Exploring Prosocial Irrationality for LLM Agents: A Social Cognition View
Xuan Liu, Jie Zhang, Haoyang Shang, Song Guo, Chengxu Yang, Quanyan Zhu
TL;DR
The paper investigates whether LLM Agents' systematic hallucinations reflect human cognitive biases and can be harnessed to reveal and enhance social intelligence. It introduces CogMir, an extensible framework for evaluating social intelligence via cognitive-bias manipulations, with Mirror Environmental Settings, modular components, and seven bias subsets. Experimental results across seven LLMs show broad alignment with human pro-social biases (e.g., Herd, Authority, Ben Franklin, Halo, Confirmations) but also model-specific deviations (Rumor Chain, Gambler's Fallacy) and greater sensitivity to certainty and social status.
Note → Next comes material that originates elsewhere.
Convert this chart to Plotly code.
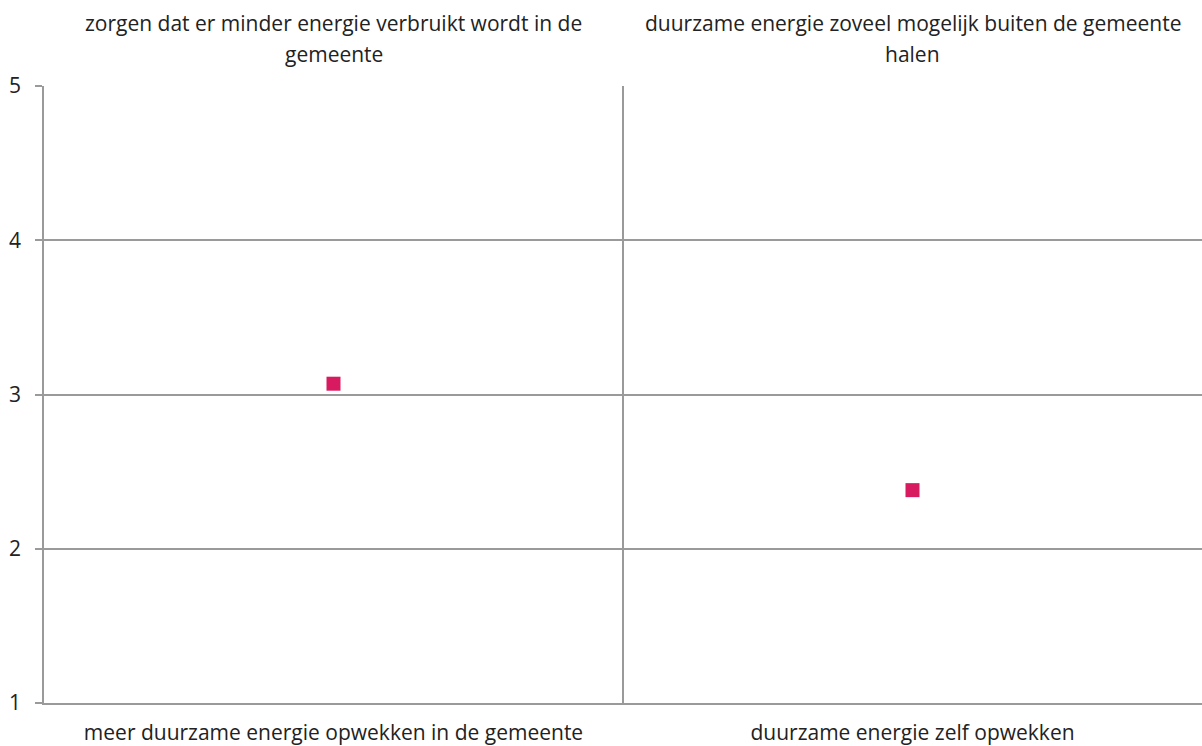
import plotly.graph_objects as go

categories = ["meer duurzame energie opwekken in de gemeente", "duurzame energie zelf opwekken"]
top_line1 = [
    "zorgen dat er minder energie verbruikt wordt in de",
    "duurzame energie zoveel mogelijk buiten de gemeente",
]
top_line2 = ["gemeente", "halen"]
values = [3.07, 2.38]
y_ticks = [1, 2, 3, 4, 5]

FONT = "Open Sans"
FS = 21
GRID = "#9a9a9a"
MARK = "#D81B60"
TXT = "#222222"

fig = go.Figure()
fig.add_trace(go.Scatter(
    x=categories, y=values, mode="markers",
    marker=dict(symbol="square", size=14, color=MARK, line=dict(width=0)),
    showlegend=False, cliponaxis=False,
))

annotations = []
for cat, l1, l2 in zip(categories, top_line1, top_line2):
    for text, shift in ((l1, 63), (l2, 32)):
        annotations.append(dict(
            x=cat, xref="x", y=1, yref="paper", yshift=shift,
            text=text, showarrow=False, yanchor="middle", xanchor="center",
            font=dict(family=FONT, size=FS, color=TXT),
        ))

fig.update_layout(
    width=1202, height=746,
    margin=dict(l=44, r=0, t=86, b=43),
    paper_bgcolor="white", plot_bgcolor="white",
    font=dict(family=FONT, size=FS, color=TXT),
    annotations=annotations,
    xaxis=dict(
        type="category", range=[-0.5, 1.5], tickson="boundaries",
        showgrid=True, gridcolor=GRID, gridwidth=1.5,
        showline=True, linecolor=GRID, linewidth=1.5,
        ticks="", ticklabelstandoff=10, zeroline=False, automargin=False,
        tickfont=dict(family=FONT, size=FS, color=TXT),
    ),
    yaxis=dict(
        range=[1, 5], tickvals=y_ticks, ticktext=[str(v) for v in y_ticks],
        showgrid=True, gridcolor=GRID, gridwidth=1.5,
        showline=True, linecolor=GRID, linewidth=1.5,
        ticks="outside", ticklen=7, tickcolor=GRID, tickwidth=1.5,
        ticklabelstandoff=10, zeroline=False, automargin=False,
        tickfont=dict(family=FONT, size=FS, color=TXT),
    ),
)

fig.write_html(
    "out.html",
    config={"displayModeBar": False},
    post_script="document.body.style.margin='0';document.body.style.overflow='hidden';",
)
Overall, CogMir provides interpretable tools and a platform for future cross-disciplinary research into LLM Agent social dynamics and ethics.
Abstract
Large language models (LLMs) have been shown to face hallucination issues due to the data they trained on often containing human bias; whether this is reflected in the decision-making process of LLM Agents remains under-explored. As LLM Agents are increasingly employed in intricate social environments, a pressing and natural question emerges: Can we utilize LLM Agents' systematic hallucinations to mirror human cognitive biases, thus exhibiting irrational social intelligence? In this paper, we probe the irrational behavior among contemporary LLM Agents by melding practical social science experiments with theoretical insights. Specifically, We propose CogMir, an open-ended Multi-LLM Agents framework that utilizes hallucination properties to assess and enhance LLM Agents' social intelligence through cognitive biases. Experimental results on CogMir subsets show that LLM Agents and humans exhibit high consistency in irrational and prosocial decision-making under uncertain conditions, underscoring the prosociality of LLM Agents as social entities and highlighting the significance of hallucination properties. Additionally, the CogMir framework demonstrates its potential as a valuable platform for encouraging more research into the social intelligence of LLM Agents.